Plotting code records
============
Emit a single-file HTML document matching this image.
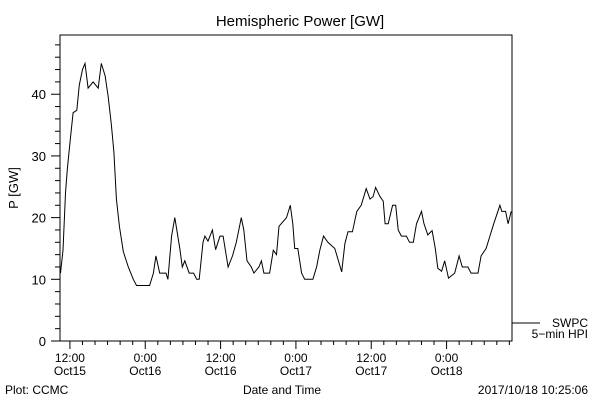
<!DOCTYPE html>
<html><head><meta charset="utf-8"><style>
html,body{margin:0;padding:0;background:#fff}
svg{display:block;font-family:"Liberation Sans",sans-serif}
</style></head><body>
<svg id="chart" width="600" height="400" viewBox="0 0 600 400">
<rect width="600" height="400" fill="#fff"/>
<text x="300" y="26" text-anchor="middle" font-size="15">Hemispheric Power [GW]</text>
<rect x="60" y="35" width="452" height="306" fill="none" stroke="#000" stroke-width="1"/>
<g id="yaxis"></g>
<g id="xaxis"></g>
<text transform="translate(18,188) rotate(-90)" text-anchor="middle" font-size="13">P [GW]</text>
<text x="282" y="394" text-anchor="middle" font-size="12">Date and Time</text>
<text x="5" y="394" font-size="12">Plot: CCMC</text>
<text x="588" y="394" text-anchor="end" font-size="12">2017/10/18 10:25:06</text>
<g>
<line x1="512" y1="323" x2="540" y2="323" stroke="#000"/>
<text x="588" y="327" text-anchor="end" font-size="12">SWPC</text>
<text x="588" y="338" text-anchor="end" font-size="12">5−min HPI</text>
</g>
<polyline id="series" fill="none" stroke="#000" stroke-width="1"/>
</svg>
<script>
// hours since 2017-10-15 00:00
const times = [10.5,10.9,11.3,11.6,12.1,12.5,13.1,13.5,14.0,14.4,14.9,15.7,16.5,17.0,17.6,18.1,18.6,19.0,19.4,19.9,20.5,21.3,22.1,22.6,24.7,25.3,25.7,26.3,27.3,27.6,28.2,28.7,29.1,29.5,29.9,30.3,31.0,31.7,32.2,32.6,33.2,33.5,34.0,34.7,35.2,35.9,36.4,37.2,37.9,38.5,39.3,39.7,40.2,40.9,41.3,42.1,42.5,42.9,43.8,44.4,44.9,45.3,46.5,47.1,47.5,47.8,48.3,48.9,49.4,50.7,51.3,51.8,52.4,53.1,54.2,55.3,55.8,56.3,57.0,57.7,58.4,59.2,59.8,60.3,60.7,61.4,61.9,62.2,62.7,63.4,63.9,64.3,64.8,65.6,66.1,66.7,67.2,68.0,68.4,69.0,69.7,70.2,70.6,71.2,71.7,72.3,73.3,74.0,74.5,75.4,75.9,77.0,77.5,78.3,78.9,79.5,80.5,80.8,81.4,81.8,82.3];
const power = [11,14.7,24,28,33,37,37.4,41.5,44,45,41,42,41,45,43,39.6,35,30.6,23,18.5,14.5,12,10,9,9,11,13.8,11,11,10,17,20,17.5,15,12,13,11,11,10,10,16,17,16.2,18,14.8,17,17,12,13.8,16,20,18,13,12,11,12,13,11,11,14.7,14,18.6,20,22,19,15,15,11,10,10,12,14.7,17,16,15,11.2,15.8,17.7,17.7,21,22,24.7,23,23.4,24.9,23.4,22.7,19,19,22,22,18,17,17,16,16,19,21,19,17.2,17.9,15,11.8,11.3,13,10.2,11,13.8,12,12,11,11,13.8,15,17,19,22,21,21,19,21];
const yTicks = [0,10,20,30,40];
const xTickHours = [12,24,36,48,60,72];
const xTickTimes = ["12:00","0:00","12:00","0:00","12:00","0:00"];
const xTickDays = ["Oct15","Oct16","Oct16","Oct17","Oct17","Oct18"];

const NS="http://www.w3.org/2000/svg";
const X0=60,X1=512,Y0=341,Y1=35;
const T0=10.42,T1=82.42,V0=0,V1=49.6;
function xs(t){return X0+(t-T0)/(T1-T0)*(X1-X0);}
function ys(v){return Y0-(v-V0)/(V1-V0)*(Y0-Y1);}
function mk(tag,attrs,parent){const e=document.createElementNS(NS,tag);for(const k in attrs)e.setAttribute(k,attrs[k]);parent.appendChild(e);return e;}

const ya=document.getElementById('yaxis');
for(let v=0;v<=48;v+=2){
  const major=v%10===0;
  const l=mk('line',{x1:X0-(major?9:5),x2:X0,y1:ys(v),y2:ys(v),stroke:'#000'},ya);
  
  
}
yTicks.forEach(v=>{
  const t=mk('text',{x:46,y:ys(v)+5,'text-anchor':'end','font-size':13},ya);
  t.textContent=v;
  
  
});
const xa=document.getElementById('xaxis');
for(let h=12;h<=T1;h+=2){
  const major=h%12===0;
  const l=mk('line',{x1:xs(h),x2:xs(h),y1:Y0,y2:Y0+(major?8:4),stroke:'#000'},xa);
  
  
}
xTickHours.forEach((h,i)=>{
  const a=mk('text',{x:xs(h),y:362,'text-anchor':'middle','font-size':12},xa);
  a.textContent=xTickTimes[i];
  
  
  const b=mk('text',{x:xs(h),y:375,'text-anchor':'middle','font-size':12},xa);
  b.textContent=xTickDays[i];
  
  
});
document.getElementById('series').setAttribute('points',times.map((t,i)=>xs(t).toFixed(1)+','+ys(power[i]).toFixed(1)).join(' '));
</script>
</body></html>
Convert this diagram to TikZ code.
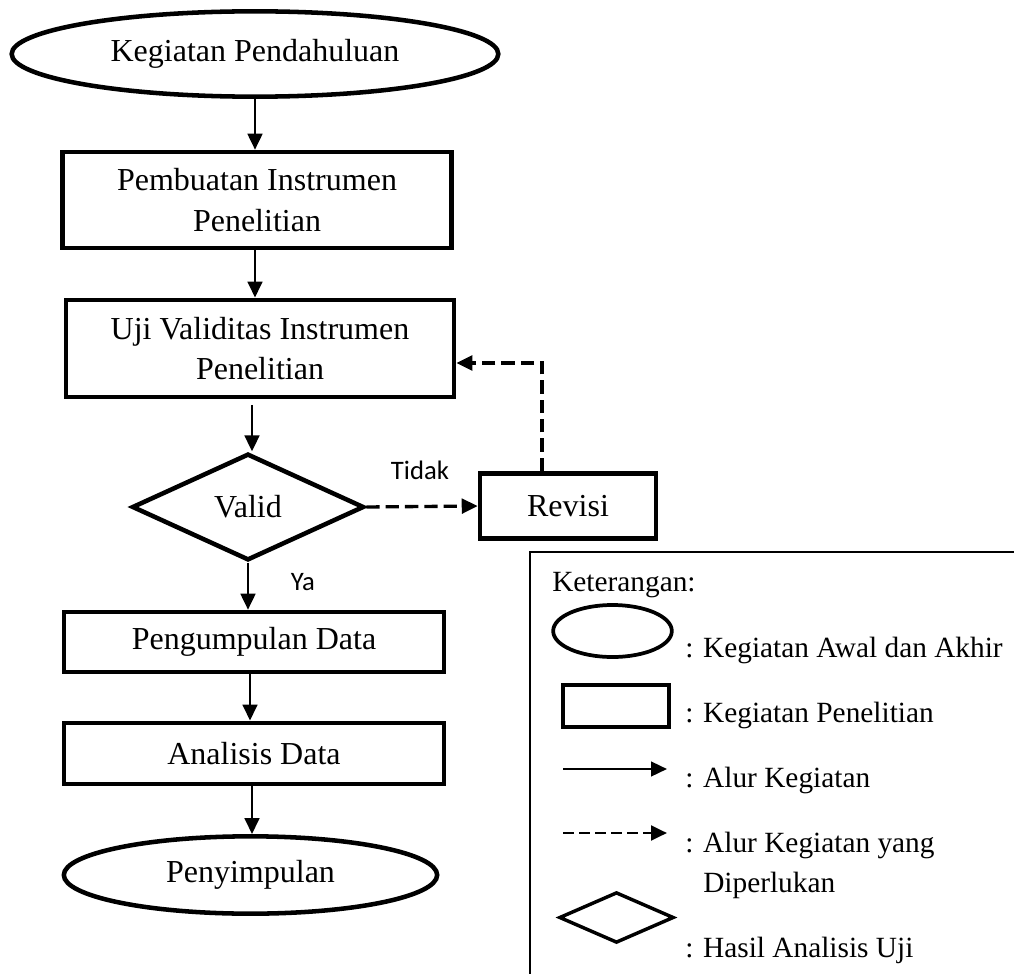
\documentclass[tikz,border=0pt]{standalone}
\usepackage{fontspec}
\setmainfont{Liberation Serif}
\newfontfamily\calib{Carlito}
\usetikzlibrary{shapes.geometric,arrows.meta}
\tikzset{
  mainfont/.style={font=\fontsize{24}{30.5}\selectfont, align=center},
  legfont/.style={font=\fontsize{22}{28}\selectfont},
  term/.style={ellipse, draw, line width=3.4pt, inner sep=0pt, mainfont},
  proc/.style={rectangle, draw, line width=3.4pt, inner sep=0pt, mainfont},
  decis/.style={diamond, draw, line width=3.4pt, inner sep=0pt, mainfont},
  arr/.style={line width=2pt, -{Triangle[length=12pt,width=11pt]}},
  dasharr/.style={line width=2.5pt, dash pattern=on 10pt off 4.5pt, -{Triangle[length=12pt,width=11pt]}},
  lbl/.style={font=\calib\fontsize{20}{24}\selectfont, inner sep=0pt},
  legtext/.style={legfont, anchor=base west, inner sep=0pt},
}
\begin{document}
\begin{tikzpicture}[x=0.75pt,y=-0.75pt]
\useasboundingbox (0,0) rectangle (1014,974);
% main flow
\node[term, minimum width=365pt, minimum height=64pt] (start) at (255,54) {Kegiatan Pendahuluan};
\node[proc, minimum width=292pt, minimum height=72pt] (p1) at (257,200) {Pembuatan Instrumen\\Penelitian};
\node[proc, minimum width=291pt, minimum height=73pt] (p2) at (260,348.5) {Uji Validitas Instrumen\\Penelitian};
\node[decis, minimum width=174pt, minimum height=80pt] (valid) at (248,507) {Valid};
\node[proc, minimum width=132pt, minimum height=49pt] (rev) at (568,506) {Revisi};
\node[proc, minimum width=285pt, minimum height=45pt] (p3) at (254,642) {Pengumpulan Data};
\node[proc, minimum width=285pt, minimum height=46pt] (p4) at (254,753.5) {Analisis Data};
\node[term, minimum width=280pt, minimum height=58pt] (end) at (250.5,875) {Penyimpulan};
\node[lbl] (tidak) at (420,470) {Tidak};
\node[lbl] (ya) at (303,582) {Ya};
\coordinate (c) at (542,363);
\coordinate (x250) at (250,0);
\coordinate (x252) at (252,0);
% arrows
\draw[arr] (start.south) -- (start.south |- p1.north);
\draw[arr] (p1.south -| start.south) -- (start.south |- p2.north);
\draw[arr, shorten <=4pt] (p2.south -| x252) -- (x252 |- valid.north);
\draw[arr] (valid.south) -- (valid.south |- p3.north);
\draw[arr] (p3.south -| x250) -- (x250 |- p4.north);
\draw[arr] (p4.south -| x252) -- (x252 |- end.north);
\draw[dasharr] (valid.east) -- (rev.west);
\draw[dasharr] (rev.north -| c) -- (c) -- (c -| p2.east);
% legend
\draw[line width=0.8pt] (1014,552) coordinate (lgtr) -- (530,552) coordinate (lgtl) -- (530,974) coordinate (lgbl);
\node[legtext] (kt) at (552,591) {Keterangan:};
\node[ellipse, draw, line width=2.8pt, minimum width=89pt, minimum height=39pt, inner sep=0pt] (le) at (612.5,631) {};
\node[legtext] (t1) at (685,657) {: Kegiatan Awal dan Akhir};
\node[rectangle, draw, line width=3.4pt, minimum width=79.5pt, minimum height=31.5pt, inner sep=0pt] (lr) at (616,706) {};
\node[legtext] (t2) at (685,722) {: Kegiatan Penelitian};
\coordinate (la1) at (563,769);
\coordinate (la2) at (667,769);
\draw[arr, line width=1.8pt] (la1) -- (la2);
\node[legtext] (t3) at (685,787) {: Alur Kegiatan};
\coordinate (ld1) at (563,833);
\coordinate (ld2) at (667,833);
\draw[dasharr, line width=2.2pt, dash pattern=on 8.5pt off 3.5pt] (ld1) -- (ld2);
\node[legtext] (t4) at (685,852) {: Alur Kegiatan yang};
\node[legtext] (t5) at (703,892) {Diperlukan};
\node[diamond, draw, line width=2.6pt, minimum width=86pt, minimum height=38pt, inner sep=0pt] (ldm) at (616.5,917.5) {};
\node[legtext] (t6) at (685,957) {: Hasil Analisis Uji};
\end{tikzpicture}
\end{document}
============
**WHAT IS BEING ASKED**
What number of lines in the records contain the word "this"? Answer with that number alone.

**FULL OUTPUT**
2